Self-awareness is core when it comes to developing leadership authenticity. If a leader is confident in who they really are, their values and purpose, then consistently demonstrate authenticity in their actions, it shines through to others, who then trust in them more. The more self-aware leaders are, the more they know and can manage themselves, the more they can know and manage others. Self-awareness leads to stronger ‘other-awareness’ and therefore stronger relationships.
So how can we encourage authenticity in our leaders, and create a positive ripple effect that flows through the rest of the organisation, making it a place where people feel empowered and safe to be their true selves? Here are some tips…
- Focus on strengths: Encouraging a strengths-based approach to work and performance helps people to be more comfortable being themselves as it creates open dialogue, clarity and understanding about different colleagues’ authentic strengths.

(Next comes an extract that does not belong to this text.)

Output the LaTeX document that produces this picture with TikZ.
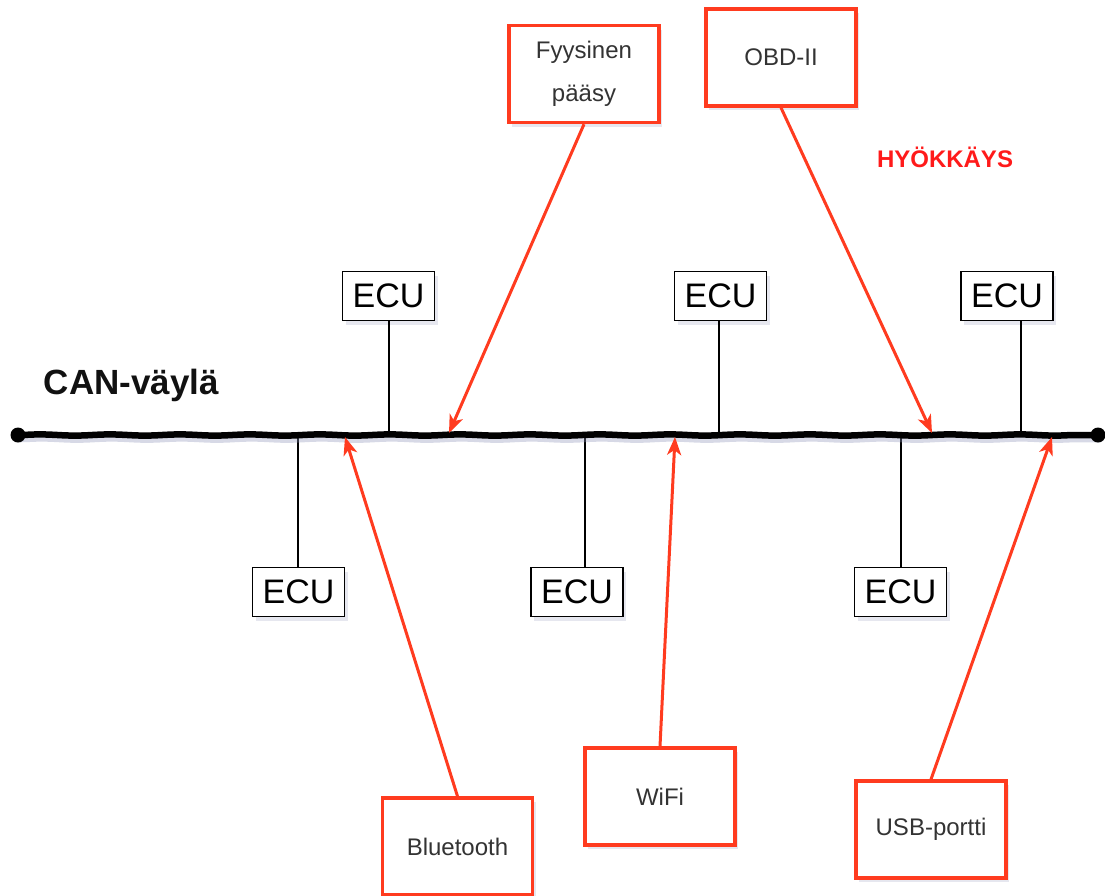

- Build the development of self-awareness into leadership development activity, encouraging leaders to reflect and share their personal life experiences openly through dialogue with others.
- Reframe vulnerability: Too often vulnerability is seen as out of place in the working world, but actually, we should find strength in vulnerability. Leaders demonstrating vulnerability creates connections with others, demonstrating that no-one is expected to be perfect and encouraging people to bring their true selves to work.
- Devote space to helping colleagues identify and drill into their personal sense of meaning and purpose. What drives their authentic selves?
- Encourage people to express themselves by focusing on creating a culture of psychological safety, where people are also free to fail safely.
In the words of professor and author Brené Brown: “What we know matters but who we are matters more.” Creating human-centred work environments and cultures which encourage people to show up and interact as themselves use the power of who we are to drive performance.